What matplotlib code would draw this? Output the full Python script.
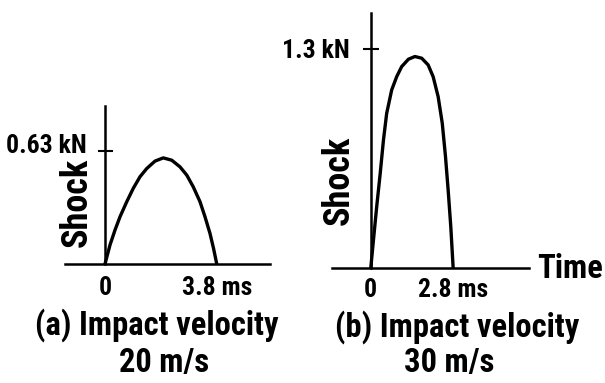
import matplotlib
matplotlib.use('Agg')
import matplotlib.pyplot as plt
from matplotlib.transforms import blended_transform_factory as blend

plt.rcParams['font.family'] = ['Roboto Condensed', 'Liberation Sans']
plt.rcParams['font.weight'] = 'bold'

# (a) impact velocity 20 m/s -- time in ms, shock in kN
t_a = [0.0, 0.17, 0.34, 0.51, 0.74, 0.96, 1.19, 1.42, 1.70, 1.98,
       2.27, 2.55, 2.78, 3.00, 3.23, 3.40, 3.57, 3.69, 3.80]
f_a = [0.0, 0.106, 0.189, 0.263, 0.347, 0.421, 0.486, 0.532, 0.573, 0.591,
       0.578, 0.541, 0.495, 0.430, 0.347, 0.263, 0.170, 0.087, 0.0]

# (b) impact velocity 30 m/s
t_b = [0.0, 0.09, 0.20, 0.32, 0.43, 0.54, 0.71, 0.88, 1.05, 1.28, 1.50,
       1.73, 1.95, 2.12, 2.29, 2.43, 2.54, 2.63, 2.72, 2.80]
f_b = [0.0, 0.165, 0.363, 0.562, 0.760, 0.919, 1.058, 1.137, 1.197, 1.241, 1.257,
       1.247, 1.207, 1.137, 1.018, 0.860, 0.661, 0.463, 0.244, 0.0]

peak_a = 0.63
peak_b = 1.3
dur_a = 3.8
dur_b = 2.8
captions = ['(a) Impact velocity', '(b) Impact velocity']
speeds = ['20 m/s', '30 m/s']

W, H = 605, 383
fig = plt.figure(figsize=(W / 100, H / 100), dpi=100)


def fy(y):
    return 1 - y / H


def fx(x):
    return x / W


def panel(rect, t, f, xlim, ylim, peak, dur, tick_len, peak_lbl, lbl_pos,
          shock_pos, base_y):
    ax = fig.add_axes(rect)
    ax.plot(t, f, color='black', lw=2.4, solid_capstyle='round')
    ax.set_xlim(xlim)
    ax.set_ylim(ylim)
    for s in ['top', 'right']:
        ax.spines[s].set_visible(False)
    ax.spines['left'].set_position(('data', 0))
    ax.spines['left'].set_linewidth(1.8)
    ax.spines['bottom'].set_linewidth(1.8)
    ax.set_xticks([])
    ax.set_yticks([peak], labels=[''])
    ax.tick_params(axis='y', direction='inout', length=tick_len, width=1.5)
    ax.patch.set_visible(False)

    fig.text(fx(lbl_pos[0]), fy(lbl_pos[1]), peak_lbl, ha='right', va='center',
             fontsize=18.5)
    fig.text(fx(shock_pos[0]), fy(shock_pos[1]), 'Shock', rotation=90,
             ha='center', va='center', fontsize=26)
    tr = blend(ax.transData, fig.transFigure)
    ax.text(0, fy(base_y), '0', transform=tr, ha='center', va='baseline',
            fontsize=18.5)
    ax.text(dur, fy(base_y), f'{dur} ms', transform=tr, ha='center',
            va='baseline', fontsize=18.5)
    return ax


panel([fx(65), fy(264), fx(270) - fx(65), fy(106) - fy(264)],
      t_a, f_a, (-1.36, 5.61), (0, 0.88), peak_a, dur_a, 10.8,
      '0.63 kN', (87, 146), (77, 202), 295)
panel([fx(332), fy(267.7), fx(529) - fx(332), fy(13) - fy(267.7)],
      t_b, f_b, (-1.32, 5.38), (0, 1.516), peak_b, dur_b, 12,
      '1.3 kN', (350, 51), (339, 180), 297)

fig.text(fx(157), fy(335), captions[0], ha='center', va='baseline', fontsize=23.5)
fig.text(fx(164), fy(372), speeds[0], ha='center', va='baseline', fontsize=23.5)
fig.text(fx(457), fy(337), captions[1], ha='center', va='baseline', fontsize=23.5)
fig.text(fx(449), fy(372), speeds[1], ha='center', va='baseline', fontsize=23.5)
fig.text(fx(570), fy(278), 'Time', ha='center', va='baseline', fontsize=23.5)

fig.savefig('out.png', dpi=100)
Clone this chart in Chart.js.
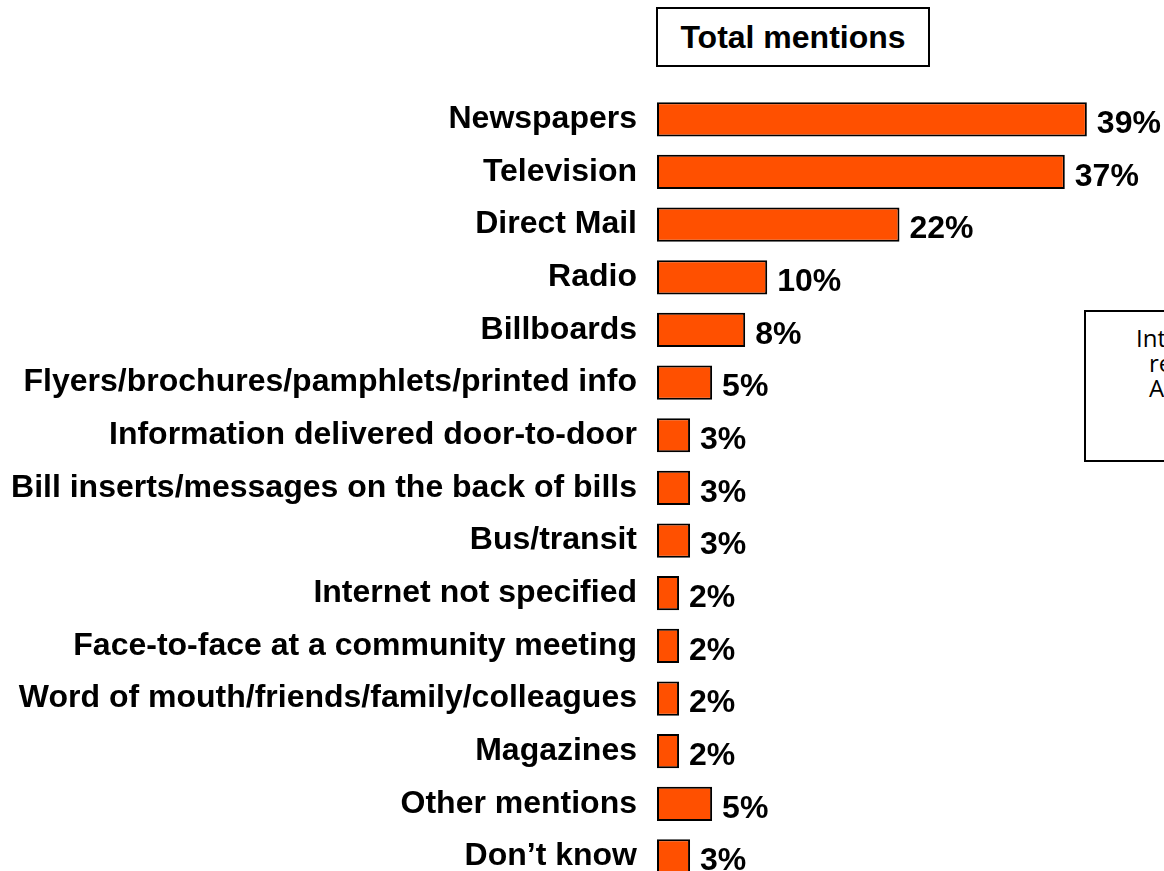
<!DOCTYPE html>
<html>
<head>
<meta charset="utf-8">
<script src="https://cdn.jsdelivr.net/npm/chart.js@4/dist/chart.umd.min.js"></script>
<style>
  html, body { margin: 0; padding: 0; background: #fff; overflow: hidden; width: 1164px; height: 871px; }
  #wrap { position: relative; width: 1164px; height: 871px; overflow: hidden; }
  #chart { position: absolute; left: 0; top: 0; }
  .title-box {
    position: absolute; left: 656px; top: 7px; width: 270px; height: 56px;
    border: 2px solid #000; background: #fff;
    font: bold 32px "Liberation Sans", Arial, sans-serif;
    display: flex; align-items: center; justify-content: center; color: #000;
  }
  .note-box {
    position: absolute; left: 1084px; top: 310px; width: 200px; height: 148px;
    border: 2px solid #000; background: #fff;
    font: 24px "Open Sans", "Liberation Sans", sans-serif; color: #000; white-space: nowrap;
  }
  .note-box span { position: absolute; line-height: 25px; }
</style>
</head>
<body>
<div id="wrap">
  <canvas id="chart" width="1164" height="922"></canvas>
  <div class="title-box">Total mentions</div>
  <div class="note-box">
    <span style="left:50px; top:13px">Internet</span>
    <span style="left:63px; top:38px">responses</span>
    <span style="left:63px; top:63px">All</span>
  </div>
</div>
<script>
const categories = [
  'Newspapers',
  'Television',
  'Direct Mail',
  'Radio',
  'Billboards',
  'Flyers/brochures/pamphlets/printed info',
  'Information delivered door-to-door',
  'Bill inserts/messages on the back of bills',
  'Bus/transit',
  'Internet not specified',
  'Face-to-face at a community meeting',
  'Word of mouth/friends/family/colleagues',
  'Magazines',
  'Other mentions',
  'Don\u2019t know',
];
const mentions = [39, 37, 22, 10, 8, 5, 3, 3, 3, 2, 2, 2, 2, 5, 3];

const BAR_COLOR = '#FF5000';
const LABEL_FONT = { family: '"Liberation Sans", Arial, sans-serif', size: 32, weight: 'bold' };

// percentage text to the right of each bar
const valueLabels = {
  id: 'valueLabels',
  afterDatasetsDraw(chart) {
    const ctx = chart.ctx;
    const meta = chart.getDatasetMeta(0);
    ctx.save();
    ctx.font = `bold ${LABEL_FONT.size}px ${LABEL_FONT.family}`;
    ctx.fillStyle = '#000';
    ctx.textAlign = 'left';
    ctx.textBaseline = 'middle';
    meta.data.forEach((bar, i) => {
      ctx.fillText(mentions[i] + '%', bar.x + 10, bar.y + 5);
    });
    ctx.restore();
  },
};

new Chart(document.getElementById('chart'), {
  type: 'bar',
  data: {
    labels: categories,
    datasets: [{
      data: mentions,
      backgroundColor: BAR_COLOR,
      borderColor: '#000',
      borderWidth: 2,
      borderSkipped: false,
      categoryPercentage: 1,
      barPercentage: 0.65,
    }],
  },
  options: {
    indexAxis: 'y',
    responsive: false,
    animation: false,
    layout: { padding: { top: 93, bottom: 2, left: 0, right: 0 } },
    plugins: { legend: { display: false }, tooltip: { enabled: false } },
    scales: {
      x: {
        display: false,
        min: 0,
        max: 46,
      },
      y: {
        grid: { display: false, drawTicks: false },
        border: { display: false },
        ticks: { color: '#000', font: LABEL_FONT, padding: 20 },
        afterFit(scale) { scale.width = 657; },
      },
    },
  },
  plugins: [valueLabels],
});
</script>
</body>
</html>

= = = = = = =

● **PROBLEM**:
Repeat the lines above, starting at the first and stopping after the line that holds "plt.rcParams['font.weight'] = 'bold'", with the pictures left out.

● **EXERCISE OUTPUT**:
What matplotlib code would draw this? Output the full Python script.
import matplotlib
matplotlib.use('Agg')
import matplotlib.pyplot as plt
from matplotlib.transforms import blended_transform_factory as blend

plt.rcParams['font.family'] = ['Roboto Condensed', 'Liberation Sans']
plt.rcParams['font.weight'] = 'bold'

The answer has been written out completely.